::: Recorded information :::

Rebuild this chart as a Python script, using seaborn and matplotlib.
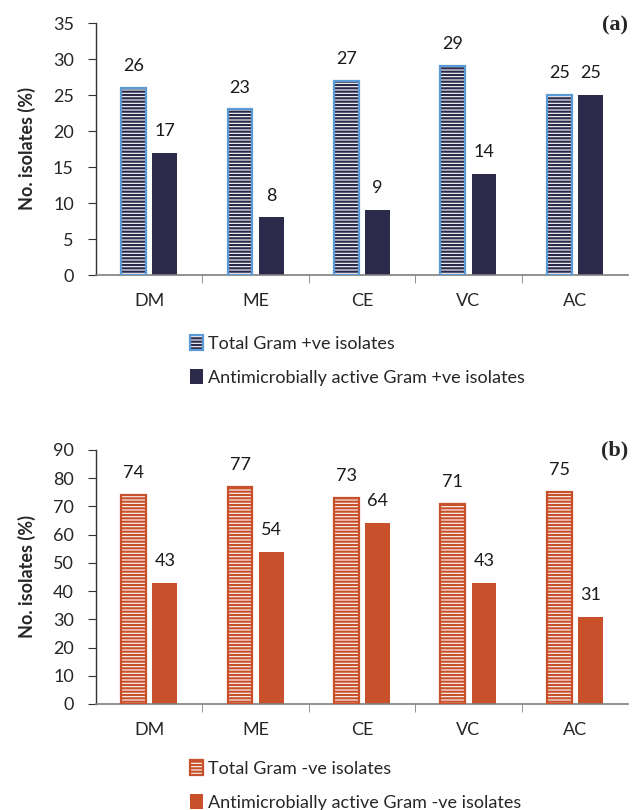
import pandas as pd
import seaborn as sns
import matplotlib.pyplot as plt
from matplotlib.patches import Patch, Rectangle

# data
sites = ['DM', 'ME', 'CE', 'VC', 'AC']
total_pos = [26, 23, 27, 29, 25]
active_pos = [17, 8, 9, 14, 25]
total_neg = [74, 77, 73, 71, 75]
active_neg = [43, 54, 64, 43, 31]

lab_total_pos = 'Total Gram +ve isolates'
lab_active_pos = 'Antimicrobially active Gram +ve isolates'
lab_total_neg = 'Total Gram -ve isolates'
lab_active_neg = 'Antimicrobially active Gram -ve isolates'

navy = '#2b2a4a'
lightblue = '#5b9bd5'
orange = '#c8502b'

sns.set_style('white')
plt.rcParams['font.family'] = ['Lato', 'DejaVu Sans']
plt.rcParams['hatch.linewidth'] = 1.6

fig = plt.figure(figsize=(6.34, 8.1), dpi=100)
left, width = 96 / 634, 532 / 634
ax_a = fig.add_axes([left, 1 - 275 / 810, width, 252 / 810])
ax_b = fig.add_axes([left, 1 - 704 / 810, width, 254 / 810])


def panel(ax, total, active, lab_t, lab_a, hatch_col, edge_col, fill_col, ymax, step):
    df = pd.DataFrame({
        'Site': sites * 2,
        'Value': total + active,
        'Series': [lab_t] * len(sites) + [lab_a] * len(sites),
    })
    sns.barplot(data=df, x='Site', y='Value', hue='Series', hue_order=[lab_t, lab_a],
                palette=['white', fill_col], width=0.585, gap=0.2, saturation=1,
                legend=False, ax=ax)
    tot_c, act_c = ax.containers[0], ax.containers[1]
    for p in tot_c:
        p.set_facecolor('white')
        p.set_edgecolor(hatch_col)
        p.set_hatch('-----')
        p.set_linewidth(0)
        ax.add_patch(Rectangle((p.get_x(), p.get_y()), p.get_width(), p.get_height(),
                               fill=False, edgecolor=edge_col, linewidth=1.6, zorder=3))
    for p in act_c:
        p.set_edgecolor('none')
    ax.bar_label(tot_c, labels=[str(v) for v in total], padding=10, fontsize=13, color='#1a1a1a')
    ax.bar_label(act_c, labels=[str(v) for v in active], padding=10, fontsize=13, color='#1a1a1a')

    ax.set_xlim(-0.5, len(sites) - 0.5)
    ax.set_ylim(0, ymax)
    ax.set_yticks(range(0, ymax + 1, step))
    ax.set_xlabel('')
    ax.set_ylabel('No. isolates (%)', fontsize=13, fontweight='bold', labelpad=12)
    ax.set_xticks(range(len(sites)))
    ax.set_xticklabels(sites)
    ax.set_xticks([i + 0.5 for i in range(len(sites) - 1)], minor=True)
    ax.tick_params(axis='x', which='major', length=0, pad=13, labelsize=13)
    ax.tick_params(axis='x', which='minor', length=6, direction='out', color='#7f7f7f', bottom=True)
    ax.tick_params(axis='y', length=6, direction='out', color='#333333', labelsize=13, left=True, pad=10)
    for s in ['top', 'right']:
        ax.spines[s].set_visible(False)
    ax.spines['left'].set_color('#333333')
    ax.spines['bottom'].set_color('#7f7f7f')
    ax.spines['left'].set_linewidth(1.0)
    ax.spines['bottom'].set_linewidth(1.2)

    h_tot = (Patch(facecolor='white', edgecolor=hatch_col, hatch='-----', linewidth=0),
             Patch(fill=False, edgecolor=edge_col, linewidth=1.6))
    h_act = Patch(facecolor=fill_col, edgecolor='none')
    return [h_tot, h_act], [lab_t, lab_a]


h, l = panel(ax_a, total_pos, active_pos, lab_total_pos, lab_active_pos,
             navy, lightblue, navy, 35, 5)
fig.legend(h, l, loc='upper left', bbox_to_anchor=(181 / 634, 1 - 326 / 810),
           frameon=False, fontsize=13, handlelength=0.7, handleheight=0.9,
           handletextpad=0.3, labelspacing=0.95, borderpad=0)

h, l = panel(ax_b, total_neg, active_neg, lab_total_neg, lab_active_neg,
             orange, orange, orange, 90, 10)
fig.legend(h, l, loc='upper left', bbox_to_anchor=(181 / 634, 1 - 751 / 810),
           frameon=False, fontsize=13, handlelength=0.7, handleheight=0.9,
           handletextpad=0.3, labelspacing=0.95, borderpad=0)

fig.text(628 / 634, 1 - 25 / 810, '(a)', ha='right', va='center', fontsize=16,
         fontweight='bold', family='Liberation Serif')
fig.text(628 / 634, 1 - 450 / 810, '(b)', ha='right', va='center', fontsize=16,
         fontweight='bold', family='Liberation Serif')

fig.savefig('out.png', dpi=100)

:::

*What the task asks*
Repeat only what lies between the start of the data and the end of the line containing "ax_b = fig.add_axes([left, 1", exactly, with pictures left out.

*Result of this exercise*
Rebuild this chart as a Python script, using seaborn and matplotlib.
import pandas as pd
import seaborn as sns
import matplotlib.pyplot as plt
from matplotlib.patches import Patch, Rectangle

# data
sites = ['DM', 'ME', 'CE', 'VC', 'AC']
total_pos = [26, 23, 27, 29, 25]
active_pos = [17, 8, 9, 14, 25]
total_neg = [74, 77, 73, 71, 75]
active_neg = [43, 54, 64, 43, 31]

lab_total_pos = 'Total Gram +ve isolates'
lab_active_pos = 'Antimicrobially active Gram +ve isolates'
lab_total_neg = 'Total Gram -ve isolates'
lab_active_neg = 'Antimicrobially active Gram -ve isolates'

navy = '#2b2a4a'
lightblue = '#5b9bd5'
orange = '#c8502b'

sns.set_style('white')
plt.rcParams['font.family'] = ['Lato', 'DejaVu Sans']
plt.rcParams['hatch.linewidth'] = 1.6

fig = plt.figure(figsize=(6.34, 8.1), dpi=100)
left, width = 96 / 634, 532 / 634
ax_a = fig.add_axes([left, 1 - 275 / 810, width, 252 / 810])
ax_b = fig.add_axes([left, 1 - 704 / 810, width, 254 / 810])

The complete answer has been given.